I. L’irrationalisme schopenhauérien. — Toute la doctrine de Schopenhauer tient dans le rapport qu’elle suppose entre la connaissance rationnelle et la connaissance irrationnelle[3]. Schopenhauer essaie de reprendre avec la dernière rigueur la pensée relativiste de Kant ; mais c’est pour s’en mieux affranchir. Kant dépassait la connaissance des purs phénomènes par un acte de foi morale. Schopenhauer a découvert cette issue nouvelle : La connaissance rationnelle, selon lui, suppose l’irrationnel comme une de ses conditions, et il faut tâcher de nous le figurer.

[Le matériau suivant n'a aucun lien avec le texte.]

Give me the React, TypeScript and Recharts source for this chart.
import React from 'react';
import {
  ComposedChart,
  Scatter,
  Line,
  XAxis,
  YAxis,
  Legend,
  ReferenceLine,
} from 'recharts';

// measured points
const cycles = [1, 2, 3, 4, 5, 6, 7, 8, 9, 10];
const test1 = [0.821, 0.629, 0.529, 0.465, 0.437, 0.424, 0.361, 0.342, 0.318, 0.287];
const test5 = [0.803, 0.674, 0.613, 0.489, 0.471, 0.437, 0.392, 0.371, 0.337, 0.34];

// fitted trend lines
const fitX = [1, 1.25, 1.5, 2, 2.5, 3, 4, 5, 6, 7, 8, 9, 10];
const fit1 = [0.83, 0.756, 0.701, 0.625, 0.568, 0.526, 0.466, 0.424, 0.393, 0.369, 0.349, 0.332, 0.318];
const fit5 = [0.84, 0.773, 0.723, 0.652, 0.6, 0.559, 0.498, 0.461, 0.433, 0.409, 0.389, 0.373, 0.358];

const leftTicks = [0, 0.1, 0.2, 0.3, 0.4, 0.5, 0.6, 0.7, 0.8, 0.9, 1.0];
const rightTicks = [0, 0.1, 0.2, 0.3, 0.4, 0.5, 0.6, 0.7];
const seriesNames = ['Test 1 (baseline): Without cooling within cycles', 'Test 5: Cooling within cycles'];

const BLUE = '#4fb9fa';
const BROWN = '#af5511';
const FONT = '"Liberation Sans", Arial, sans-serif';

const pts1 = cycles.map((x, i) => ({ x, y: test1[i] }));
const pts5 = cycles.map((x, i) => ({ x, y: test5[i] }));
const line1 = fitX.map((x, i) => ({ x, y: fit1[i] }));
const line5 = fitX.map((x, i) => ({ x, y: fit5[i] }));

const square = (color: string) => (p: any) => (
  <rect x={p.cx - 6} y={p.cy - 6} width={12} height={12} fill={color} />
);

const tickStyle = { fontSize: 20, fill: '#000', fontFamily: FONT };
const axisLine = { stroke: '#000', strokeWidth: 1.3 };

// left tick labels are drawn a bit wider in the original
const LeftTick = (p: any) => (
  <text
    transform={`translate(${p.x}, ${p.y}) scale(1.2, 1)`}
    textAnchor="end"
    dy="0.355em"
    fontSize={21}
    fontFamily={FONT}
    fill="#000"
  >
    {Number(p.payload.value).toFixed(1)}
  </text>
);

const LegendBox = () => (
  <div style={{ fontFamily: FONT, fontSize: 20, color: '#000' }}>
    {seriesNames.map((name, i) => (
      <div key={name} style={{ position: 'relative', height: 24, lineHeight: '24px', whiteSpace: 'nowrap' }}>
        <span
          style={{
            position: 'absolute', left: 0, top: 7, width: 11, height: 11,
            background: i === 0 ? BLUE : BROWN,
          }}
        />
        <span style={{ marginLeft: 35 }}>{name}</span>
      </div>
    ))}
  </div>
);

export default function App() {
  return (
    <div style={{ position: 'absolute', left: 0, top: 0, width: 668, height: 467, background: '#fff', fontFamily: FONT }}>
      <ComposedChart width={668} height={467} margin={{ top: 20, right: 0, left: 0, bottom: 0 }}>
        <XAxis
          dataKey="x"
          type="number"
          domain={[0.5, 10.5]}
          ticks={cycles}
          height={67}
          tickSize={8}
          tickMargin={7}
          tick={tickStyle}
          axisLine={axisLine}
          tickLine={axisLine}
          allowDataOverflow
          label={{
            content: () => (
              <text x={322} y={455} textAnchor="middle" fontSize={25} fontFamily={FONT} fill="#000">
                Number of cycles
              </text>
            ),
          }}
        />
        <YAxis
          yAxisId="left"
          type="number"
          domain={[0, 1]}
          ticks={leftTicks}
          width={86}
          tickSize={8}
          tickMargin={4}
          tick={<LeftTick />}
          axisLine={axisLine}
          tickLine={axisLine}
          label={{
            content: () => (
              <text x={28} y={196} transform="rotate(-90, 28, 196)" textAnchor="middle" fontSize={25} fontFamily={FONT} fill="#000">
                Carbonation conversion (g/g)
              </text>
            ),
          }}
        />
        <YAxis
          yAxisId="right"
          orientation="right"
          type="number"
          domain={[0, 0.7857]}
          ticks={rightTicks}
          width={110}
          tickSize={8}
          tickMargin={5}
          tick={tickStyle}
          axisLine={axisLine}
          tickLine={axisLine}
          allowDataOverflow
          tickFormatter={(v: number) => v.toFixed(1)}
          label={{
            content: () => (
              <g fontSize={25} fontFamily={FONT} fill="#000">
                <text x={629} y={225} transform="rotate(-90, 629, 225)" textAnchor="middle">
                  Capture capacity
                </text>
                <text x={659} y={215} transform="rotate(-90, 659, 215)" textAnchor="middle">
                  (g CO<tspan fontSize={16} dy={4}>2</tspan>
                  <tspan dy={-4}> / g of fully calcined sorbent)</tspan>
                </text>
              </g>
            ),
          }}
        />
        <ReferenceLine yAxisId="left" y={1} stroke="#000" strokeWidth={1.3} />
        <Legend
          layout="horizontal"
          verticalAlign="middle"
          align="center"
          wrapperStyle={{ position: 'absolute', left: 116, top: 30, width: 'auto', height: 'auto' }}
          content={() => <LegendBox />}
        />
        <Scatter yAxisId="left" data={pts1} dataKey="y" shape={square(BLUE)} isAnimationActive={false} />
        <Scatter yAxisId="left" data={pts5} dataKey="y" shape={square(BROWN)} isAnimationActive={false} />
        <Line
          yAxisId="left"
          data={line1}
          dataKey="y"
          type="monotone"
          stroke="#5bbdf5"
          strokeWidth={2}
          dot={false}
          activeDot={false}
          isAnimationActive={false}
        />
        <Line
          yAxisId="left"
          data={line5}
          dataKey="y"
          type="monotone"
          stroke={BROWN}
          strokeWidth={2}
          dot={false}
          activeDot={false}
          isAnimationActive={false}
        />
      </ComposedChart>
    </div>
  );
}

C’est une méthode que Nietzsche lui accorde. Les deux philosophes diffèrent sur les moyens d’appliquer cette méthode. Ils ne comprennent pas de même les rapports qui subsistent entre la connaissance du rationnel et celle de l’irrationnel.


  1. Schopenhauer, Parerga, t. II, chap. Selbstdenken, § 265.
  2. Menschliches, § 374 (XI, 120).
  3. Sur ce point, voir G. Simmel, Schopenhauer und Nietzsche, 1907, p. 19 sq. — Th. Ruyssen, Schopenhauer. 1911, p. 186. — Heinrich Hasse, Schopenhauers Erkenntnisslehre, 1913.